Entries with chart source code:
## BEGIN

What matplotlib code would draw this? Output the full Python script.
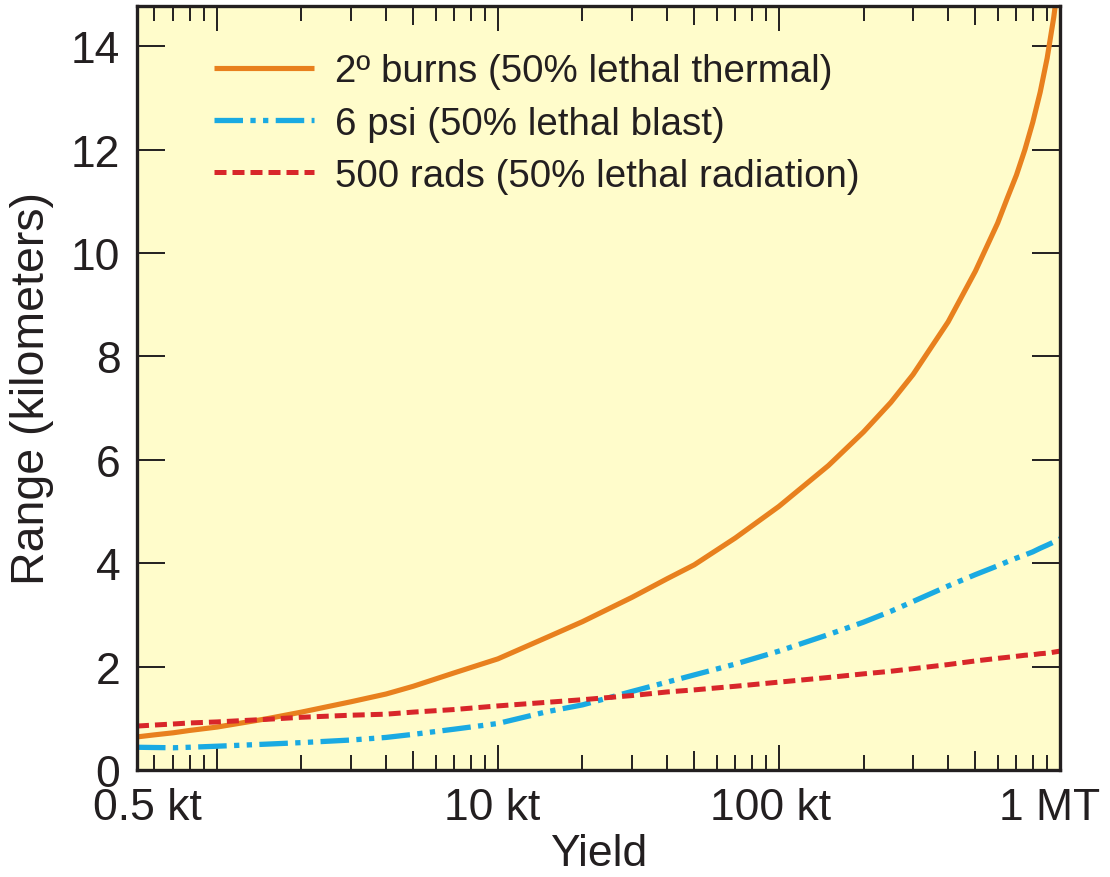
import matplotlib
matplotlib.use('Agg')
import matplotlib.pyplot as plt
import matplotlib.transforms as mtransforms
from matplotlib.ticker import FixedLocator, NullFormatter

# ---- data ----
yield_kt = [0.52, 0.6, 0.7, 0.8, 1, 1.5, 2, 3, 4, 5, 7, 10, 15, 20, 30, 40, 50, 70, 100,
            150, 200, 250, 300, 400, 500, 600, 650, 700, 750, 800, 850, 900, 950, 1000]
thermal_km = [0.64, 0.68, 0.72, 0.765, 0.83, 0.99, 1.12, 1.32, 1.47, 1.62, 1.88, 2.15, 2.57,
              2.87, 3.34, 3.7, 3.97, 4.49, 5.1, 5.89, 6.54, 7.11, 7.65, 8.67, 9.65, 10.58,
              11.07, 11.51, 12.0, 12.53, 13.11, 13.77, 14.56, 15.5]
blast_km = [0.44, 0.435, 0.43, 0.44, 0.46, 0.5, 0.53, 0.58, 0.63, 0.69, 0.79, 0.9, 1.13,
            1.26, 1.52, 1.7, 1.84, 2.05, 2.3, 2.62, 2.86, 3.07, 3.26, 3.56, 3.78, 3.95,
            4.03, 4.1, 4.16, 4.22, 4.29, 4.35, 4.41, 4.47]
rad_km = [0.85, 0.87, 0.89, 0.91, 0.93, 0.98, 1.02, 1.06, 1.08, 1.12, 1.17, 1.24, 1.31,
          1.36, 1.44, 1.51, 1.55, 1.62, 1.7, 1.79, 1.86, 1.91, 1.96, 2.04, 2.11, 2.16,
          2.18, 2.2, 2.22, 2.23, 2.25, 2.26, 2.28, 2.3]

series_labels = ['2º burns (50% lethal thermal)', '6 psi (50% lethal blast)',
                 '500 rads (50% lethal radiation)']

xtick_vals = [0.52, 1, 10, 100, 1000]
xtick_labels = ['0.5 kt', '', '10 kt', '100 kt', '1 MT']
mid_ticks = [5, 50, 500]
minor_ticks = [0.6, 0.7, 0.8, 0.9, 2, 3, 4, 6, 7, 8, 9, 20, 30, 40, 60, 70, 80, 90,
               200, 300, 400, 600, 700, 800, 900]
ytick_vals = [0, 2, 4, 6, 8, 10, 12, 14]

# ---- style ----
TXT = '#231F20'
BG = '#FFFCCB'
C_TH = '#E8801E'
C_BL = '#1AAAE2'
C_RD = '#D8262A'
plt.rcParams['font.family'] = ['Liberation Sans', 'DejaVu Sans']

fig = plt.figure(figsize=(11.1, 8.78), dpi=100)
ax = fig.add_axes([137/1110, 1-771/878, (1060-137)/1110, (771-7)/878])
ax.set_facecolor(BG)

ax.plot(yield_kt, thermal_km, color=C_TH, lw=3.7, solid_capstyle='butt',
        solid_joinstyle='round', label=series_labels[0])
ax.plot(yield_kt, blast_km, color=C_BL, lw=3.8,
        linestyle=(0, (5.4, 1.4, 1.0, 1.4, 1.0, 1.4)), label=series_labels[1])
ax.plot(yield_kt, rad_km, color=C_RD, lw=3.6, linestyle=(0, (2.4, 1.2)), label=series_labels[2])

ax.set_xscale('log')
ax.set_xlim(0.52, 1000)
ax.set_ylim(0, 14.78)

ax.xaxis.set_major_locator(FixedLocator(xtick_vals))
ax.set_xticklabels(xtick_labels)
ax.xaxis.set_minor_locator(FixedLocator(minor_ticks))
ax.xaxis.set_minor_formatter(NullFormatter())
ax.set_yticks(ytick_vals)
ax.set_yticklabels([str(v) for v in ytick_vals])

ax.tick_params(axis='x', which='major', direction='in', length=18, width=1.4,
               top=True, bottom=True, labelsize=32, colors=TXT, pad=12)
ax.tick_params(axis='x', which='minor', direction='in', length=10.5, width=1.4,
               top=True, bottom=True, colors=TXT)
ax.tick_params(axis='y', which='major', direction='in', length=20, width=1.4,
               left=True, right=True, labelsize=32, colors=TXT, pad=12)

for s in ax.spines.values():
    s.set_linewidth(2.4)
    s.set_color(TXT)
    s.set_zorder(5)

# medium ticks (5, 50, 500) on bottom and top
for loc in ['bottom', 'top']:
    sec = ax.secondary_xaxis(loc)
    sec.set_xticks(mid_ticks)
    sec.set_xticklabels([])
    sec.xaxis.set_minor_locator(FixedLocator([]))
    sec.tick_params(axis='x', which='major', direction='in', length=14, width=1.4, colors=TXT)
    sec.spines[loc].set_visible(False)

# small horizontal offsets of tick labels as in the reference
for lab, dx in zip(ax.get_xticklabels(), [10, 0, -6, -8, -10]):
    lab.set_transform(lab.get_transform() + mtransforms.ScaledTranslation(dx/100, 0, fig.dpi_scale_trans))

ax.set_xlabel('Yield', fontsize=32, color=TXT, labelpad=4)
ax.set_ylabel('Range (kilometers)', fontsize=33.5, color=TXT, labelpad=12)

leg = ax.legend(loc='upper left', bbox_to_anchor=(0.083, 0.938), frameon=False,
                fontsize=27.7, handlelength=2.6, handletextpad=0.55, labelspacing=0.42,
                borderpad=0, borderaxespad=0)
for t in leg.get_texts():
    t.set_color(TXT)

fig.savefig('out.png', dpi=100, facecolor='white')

## END
## BEGIN

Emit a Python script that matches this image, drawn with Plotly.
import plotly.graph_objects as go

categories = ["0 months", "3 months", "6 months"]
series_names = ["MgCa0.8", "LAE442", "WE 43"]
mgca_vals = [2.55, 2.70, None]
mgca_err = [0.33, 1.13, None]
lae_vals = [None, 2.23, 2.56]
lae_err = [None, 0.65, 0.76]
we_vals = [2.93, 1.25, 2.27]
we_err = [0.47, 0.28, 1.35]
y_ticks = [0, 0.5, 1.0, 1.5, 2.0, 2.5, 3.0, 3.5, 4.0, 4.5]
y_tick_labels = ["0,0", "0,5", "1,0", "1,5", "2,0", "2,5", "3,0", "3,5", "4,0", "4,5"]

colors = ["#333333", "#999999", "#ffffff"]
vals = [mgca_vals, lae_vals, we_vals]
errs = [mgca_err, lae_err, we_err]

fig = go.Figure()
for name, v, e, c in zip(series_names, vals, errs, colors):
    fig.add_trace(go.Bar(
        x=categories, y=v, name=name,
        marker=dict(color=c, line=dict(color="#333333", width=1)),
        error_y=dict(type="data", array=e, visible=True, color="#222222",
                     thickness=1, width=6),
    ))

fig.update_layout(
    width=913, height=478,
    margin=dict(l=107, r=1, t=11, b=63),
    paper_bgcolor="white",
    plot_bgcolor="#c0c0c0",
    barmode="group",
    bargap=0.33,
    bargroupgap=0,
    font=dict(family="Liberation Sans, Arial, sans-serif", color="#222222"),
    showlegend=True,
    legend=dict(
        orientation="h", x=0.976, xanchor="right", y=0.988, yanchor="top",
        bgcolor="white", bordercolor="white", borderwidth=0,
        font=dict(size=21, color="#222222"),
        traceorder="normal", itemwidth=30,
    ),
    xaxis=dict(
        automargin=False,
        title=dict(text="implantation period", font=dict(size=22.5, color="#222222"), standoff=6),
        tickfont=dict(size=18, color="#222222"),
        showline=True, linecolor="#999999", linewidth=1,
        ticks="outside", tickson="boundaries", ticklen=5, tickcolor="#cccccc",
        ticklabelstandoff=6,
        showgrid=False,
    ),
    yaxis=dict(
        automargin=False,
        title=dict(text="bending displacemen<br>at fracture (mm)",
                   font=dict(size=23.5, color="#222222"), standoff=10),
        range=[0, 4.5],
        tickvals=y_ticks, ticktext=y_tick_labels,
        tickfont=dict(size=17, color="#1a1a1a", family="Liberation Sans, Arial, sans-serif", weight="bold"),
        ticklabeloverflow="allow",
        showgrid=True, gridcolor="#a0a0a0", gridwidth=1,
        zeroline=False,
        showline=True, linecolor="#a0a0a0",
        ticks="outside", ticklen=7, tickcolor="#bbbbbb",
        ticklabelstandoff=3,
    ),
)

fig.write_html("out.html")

## END

▸ TASK OBJECTIVE
Any pictures should be left out. Reproduce every line from the one holding "What matplotlib code" down to the one holding "from matplotlib.ticker import", both of those lines included.

▸ CORRECT OUTPUT
What matplotlib code would draw this? Output the full Python script.
import matplotlib
matplotlib.use('Agg')
import matplotlib.pyplot as plt
import matplotlib.transforms as mtransforms
from matplotlib.ticker import FixedLocator, NullFormatter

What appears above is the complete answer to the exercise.